Efficiently Assemble Normalization Layers and Regularization for Federated Domain Generalization
Khiem Le, Long Ho, Cuong Do, Danh Le-Phuoc, Kok-Seng Wong
TL;DR
This work tackles domain shift in Federated Domain Generalization (FedDG) under privacy constraints. It introduces gPerXAN, which combines a personalized normalization scheme (PerXAN) that globally aggregates Instance Normalization and locally personalizes Batch Normalization, with a simple guiding regularizer to encourage domain-invariant representations for the global classifier. The key contributions are the Explicitly Assembled Normalization (XAN) and PerXAN, plus Regularization as Guidance, validated on PACS, Office-Home, and Camelyon17 where it outperforms state-of-the-art FedDG baselines.

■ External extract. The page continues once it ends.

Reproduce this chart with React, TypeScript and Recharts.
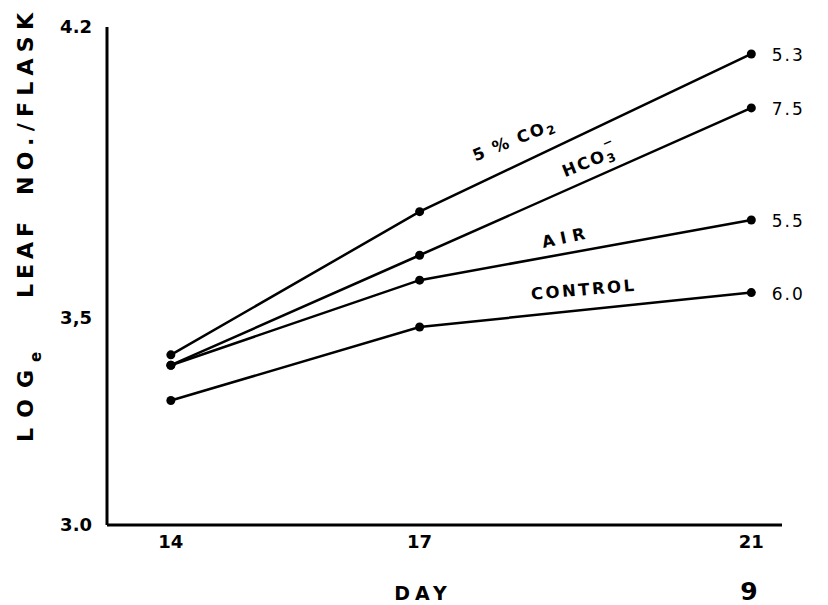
import React from "react";
import {
  LineChart,
  Line,
  XAxis,
  YAxis,
  ReferenceDot,
  LabelList,
} from "recharts";

// ---- data ----
const days = [14, 17, 21];
const co2 = [3.41, 3.755, 4.135];
const hco3 = [3.385, 3.65, 4.005];
const air = [3.385, 3.59, 3.735];
const control = [3.3, 3.477, 3.56];

const seriesKeys = ["co2", "hco3", "air", "control"];
const endLabels = ["5.3", "7.5", "5.5", "6.0"];

const xTicks = [14, 17, 21];
const yTicks = [3.0, 3.5, 4.2];
const yTickLabels = ["3.0", "3,5", "4.2"];

// in-plot series names, anchored in data space (day, value) with text angle
const annotationKeys = ["co2", "hco3", "air", "control"];
const annotationDays = [18.14, 19.06, 18.77, 18.98];
const annotationValues = [3.928, 3.877, 3.693, 3.567];
const annotationAngles = [-22, -22, -12, -5];

const rows = days.map((d, i) => ({
  day: d,
  co2: co2[i],
  hco3: hco3[i],
  air: air[i],
  control: control[i],
}));

const FONT = "'DejaVu Sans', 'Liberation Sans', sans-serif";

function AnnotationText({ k }: { k: string }) {
  if (k === "co2")
    return (
      <>
        5 % CO
        <tspan dy={5} fontSize={12}>
          2
        </tspan>
      </>
    );
  if (k === "hco3")
    return (
      <>
        HCO
        <tspan dy={5} fontSize={12}>
          3
        </tspan>
        <tspan dx={-9} dy={-16} fontSize={12}>
          −
        </tspan>
      </>
    );
  if (k === "air") return <>AIR</>;
  return <>CONTROL</>;
}

const annotationSpacing: Record<string, number> = {
  co2: 2,
  hco3: 2,
  air: 6,
  control: 2.5,
};

function makeAnnotationShape(k: string, angle: number) {
  return (p: any) => {
    const cx = p.cx;
    const cy = p.cy;
    return (
      <text
        x={cx}
        y={cy}
        transform={`rotate(${angle} ${cx} ${cy})`}
        textAnchor="middle"
        dominantBaseline="central"
        fontFamily={FONT}
        fontWeight={700}
        fontSize={16.5}
        letterSpacing={annotationSpacing[k]}
        fill="#000"
      >
        <AnnotationText k={k} />
      </text>
    );
  };
}

function makeEndLabel(label: string) {
  return (p: any) => {
    if (p.index !== days.length - 1) return null;
    return (
      <text
        x={p.x + 37}
        y={p.y + 1}
        textAnchor="middle"
        dominantBaseline="central"
        fontFamily={FONT}
        fontSize={17}
        letterSpacing={2}
        fill="#000"
      >
        {label}
      </text>
    );
  };
}

function renderYTitle() {
  const common = {
    fontFamily: FONT,
    fontWeight: 700,
    fontSize: 22,
    fill: "#000",
    lengthAdjust: "spacing" as const,
  };
  return (
    <g>
      <text x={25} y={434} transform="rotate(-90 25 434)" textLength={72} {...common}>
        LOG
      </text>
      <text
        x={33}
        y={354}
        transform="rotate(-90 33 354)"
        fontFamily={FONT}
        fontWeight={700}
        fontSize={15}
        fill="#000"
      >
        e
      </text>
      <text x={25} y={290} transform="rotate(-90 25 290)" textLength={76} {...common}>
        LEAF
      </text>
      <text x={25} y={187} transform="rotate(-90 25 187)" textLength={182} {...common}>
        NO./FLASK
      </text>
    </g>
  );
}

function renderXTitle() {
  return (
    <g>
      <text
        x={415}
        y={592}
        textAnchor="middle"
        fontFamily={FONT}
        fontWeight={700}
        fontSize={19}
        letterSpacing={5}
        fill="#000"
      >
        DAY
      </text>
      <text
        x={741}
        y={592}
        textAnchor="middle"
        fontFamily={FONT}
        fontWeight={700}
        fontSize={25}
        fill="#000"
      >
        9
      </text>
    </g>
  );
}

export default function App() {
  return (
    <LineChart
      width={820}
      height={597}
      data={rows}
      margin={{ top: 19, right: 46, bottom: 50, left: 39 }}
      style={{ background: "#fff" }}
    >
      <XAxis
        dataKey="day"
        type="number"
        domain={[13.23, 21.37]}
        allowDataOverflow
        ticks={xTicks}
        height={30}
        tickLine={false}
        tickMargin={4}
        axisLine={{ stroke: "#000", strokeWidth: 3 }}
        tick={{ fill: "#000", fontSize: 18, fontWeight: 700, fontFamily: FONT }}
        label={renderXTitle}
      />
      <YAxis
        type="number"
        domain={[3.0, 4.2]}
        ticks={yTicks}
        width={60}
        tickLine={false}
        tickMargin={9}
        axisLine={{ stroke: "#000", strokeWidth: 3 }}
        tick={{ fill: "#000", fontSize: 18, fontWeight: 700, fontFamily: FONT }}
        tickFormatter={(v: number) => yTickLabels[yTicks.indexOf(v)] ?? String(v)}
        label={renderYTitle}
      />
      {seriesKeys.map((k, i) => (
        <Line
          key={k}
          dataKey={k}
          type="linear"
          stroke="#000"
          strokeWidth={2.5}
          dot={{ r: 4.5, fill: "#000", stroke: "#000", strokeWidth: 0 }}
          activeDot={false}
          isAnimationActive={false}
        >
          <LabelList dataKey={k} content={makeEndLabel(endLabels[i])} />
        </Line>
      ))}
      {annotationKeys.map((k, i) => (
        <ReferenceDot
          key={"a-" + k}
          x={annotationDays[i]}
          y={annotationValues[i]}
          r={0}
          shape={makeAnnotationShape(k, annotationAngles[i])}
        />
      ))}
    </LineChart>
  );
}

The approach preserves privacy by sharing only model parameters and offers efficiency advantages over data-sharing-based methods, providing a practical, scalable solution for DG in federated settings.
Abstract
Domain shift is a formidable issue in Machine Learning that causes a model to suffer from performance degradation when tested on unseen domains. Federated Domain Generalization (FedDG) attempts to train a global model using collaborative clients in a privacy-preserving manner that can generalize well to unseen clients possibly with domain shift. However, most existing FedDG methods either cause additional privacy risks of data leakage or induce significant costs in client communication and computation, which are major concerns in the Federated Learning paradigm. To circumvent these challenges, here we introduce a novel architectural method for FedDG, namely gPerXAN, which relies on a normalization scheme working with a guiding regularizer. In particular, we carefully design Personalized eXplicitly Assembled Normalization to enforce client models selectively filtering domain-specific features that are biased towards local data while retaining discrimination of those features. Then, we incorporate a simple yet effective regularizer to guide these models in directly capturing domain-invariant representations that the global model's classifier can leverage. Extensive experimental results on two benchmark datasets, i.e., PACS and Office-Home, and a real-world medical dataset, Camelyon17, indicate that our proposed method outperforms other existing methods in addressing this particular problem.